Retype every line from the start of the entries below down to the line with "const categories = ['Normal', 'Bacterial', 'Viral', 'COVID-19'];", both ends included; skip the pictures.

** BEGIN Data provided **

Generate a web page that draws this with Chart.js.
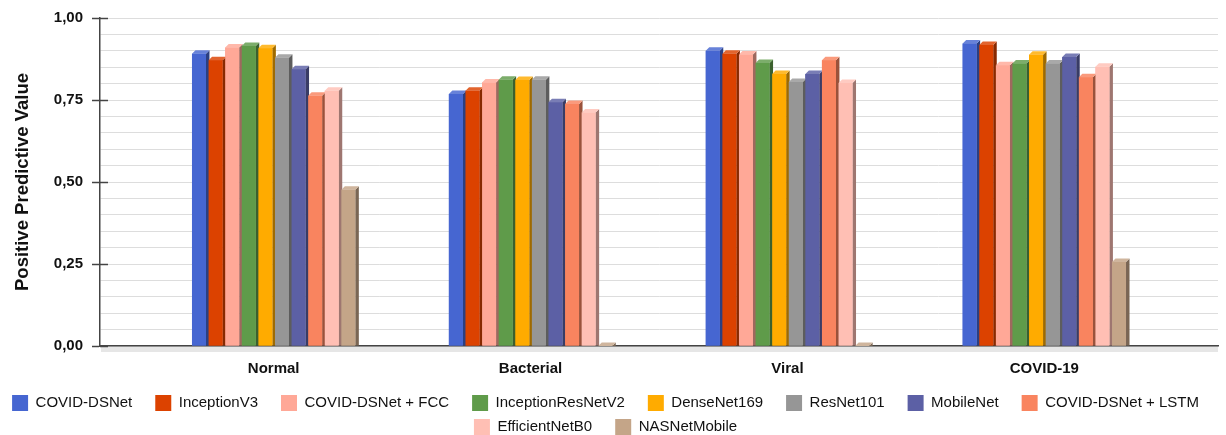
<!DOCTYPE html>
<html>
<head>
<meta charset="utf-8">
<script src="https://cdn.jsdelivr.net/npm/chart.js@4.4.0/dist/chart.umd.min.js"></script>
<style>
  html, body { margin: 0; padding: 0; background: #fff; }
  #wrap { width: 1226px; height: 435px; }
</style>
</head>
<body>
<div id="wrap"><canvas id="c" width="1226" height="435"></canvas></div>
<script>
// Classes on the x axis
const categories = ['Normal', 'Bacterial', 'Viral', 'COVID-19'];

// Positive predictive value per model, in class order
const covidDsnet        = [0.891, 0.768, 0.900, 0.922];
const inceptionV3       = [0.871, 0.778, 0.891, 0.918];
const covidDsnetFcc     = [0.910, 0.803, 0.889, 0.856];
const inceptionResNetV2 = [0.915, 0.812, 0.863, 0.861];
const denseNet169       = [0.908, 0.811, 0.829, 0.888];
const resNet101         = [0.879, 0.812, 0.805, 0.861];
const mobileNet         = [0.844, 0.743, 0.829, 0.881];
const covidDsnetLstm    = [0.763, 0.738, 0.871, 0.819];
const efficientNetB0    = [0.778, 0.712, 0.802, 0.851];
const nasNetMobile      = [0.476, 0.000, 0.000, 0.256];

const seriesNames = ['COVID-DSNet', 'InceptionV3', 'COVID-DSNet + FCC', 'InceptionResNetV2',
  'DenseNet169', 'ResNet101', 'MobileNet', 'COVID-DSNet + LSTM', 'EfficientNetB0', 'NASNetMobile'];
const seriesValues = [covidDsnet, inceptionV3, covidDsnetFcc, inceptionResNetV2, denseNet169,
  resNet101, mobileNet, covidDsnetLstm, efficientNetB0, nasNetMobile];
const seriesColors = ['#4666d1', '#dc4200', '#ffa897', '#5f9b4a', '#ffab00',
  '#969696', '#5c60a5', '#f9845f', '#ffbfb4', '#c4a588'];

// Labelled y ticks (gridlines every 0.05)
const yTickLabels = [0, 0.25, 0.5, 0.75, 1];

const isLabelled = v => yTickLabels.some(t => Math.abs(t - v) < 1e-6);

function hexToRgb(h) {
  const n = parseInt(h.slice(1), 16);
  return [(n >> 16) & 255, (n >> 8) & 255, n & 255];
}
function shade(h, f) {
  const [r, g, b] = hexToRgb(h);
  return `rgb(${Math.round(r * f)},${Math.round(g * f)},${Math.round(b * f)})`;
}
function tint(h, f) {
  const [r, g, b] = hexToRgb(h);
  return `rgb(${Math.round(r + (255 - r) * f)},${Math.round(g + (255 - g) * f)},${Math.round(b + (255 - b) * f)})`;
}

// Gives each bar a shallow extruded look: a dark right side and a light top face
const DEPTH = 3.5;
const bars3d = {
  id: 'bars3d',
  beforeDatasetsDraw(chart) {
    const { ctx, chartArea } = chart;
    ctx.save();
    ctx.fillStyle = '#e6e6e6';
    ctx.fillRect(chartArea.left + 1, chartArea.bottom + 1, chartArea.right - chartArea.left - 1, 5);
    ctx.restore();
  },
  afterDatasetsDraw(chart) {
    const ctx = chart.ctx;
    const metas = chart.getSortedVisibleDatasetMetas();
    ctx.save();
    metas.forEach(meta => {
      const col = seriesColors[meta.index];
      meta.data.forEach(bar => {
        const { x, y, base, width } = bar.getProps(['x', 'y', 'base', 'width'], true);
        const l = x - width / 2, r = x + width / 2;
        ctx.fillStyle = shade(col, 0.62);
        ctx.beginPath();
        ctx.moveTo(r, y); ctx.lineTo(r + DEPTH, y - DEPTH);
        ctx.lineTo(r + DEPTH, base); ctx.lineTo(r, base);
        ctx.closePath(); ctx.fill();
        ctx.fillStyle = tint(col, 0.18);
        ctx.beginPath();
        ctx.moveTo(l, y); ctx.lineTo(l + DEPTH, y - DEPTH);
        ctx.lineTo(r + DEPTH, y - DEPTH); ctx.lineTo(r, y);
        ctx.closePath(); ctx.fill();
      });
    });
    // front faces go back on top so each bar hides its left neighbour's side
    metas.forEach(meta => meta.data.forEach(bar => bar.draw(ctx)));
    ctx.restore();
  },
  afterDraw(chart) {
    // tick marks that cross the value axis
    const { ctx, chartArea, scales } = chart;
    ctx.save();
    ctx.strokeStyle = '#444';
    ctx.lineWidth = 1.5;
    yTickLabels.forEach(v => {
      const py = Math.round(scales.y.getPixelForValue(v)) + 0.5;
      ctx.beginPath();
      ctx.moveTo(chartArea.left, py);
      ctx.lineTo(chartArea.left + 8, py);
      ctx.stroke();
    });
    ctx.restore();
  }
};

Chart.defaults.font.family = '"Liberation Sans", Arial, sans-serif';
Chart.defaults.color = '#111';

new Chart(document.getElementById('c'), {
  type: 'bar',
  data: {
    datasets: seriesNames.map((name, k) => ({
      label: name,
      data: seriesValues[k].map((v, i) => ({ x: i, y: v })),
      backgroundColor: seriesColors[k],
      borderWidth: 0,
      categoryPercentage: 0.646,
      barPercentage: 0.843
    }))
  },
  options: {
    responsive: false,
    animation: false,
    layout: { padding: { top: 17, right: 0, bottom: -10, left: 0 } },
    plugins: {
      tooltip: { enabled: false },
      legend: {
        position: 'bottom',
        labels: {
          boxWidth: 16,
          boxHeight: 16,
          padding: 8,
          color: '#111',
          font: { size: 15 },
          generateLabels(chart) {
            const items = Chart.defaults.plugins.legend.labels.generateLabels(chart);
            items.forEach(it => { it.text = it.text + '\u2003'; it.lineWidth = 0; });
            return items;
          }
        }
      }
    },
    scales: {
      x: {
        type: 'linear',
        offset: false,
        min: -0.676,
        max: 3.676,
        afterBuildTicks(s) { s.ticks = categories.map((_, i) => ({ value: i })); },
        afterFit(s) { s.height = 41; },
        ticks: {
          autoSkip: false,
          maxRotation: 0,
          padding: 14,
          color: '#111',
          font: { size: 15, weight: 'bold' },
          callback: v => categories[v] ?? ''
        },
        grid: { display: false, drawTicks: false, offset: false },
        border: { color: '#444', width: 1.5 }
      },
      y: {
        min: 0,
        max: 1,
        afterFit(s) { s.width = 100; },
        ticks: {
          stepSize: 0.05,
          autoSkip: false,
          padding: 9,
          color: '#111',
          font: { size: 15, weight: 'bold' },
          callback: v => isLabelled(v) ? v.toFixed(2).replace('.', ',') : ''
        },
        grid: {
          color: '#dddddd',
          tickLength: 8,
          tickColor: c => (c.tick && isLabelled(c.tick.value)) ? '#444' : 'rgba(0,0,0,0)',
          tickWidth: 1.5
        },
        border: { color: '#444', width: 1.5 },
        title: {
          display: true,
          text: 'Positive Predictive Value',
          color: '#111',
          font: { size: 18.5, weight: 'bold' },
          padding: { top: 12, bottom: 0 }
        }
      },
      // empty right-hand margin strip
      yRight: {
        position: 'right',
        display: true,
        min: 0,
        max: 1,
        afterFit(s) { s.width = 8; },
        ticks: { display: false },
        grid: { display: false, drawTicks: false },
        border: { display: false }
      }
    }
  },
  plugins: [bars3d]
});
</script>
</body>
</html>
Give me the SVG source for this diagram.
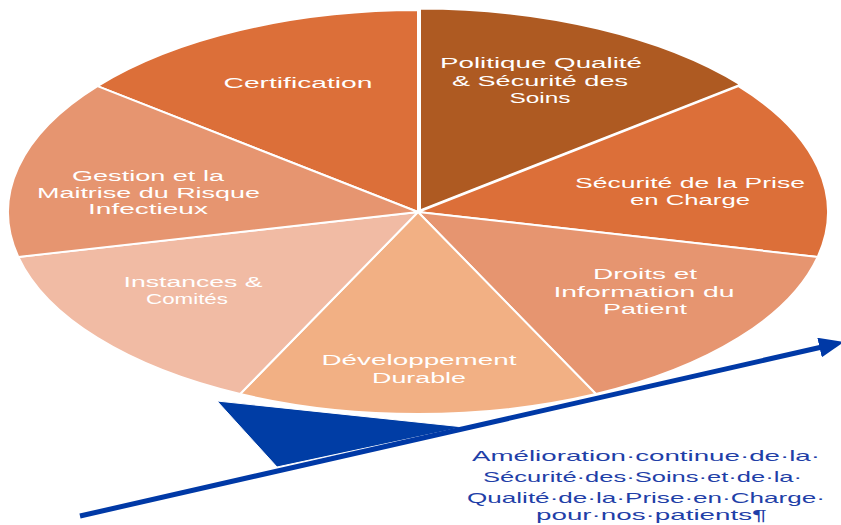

** END Data provided **

:: Output below ::
Generate a web page that draws this with Chart.js.
<!DOCTYPE html>
<html>
<head>
<meta charset="utf-8">
<script src="https://cdn.jsdelivr.net/npm/chart.js@4.4.0/dist/chart.umd.min.js"></script>
<style>
  html, body { margin: 0; padding: 0; background: #fff; }
  #wrap { width: 1226px; height: 435px; }
</style>
</head>
<body>
<div id="wrap"><canvas id="c" width="1226" height="435"></canvas></div>
<script>
// Classes on the x axis
const categories = ['Normal', 'Bacterial', 'Viral', 'COVID-19'];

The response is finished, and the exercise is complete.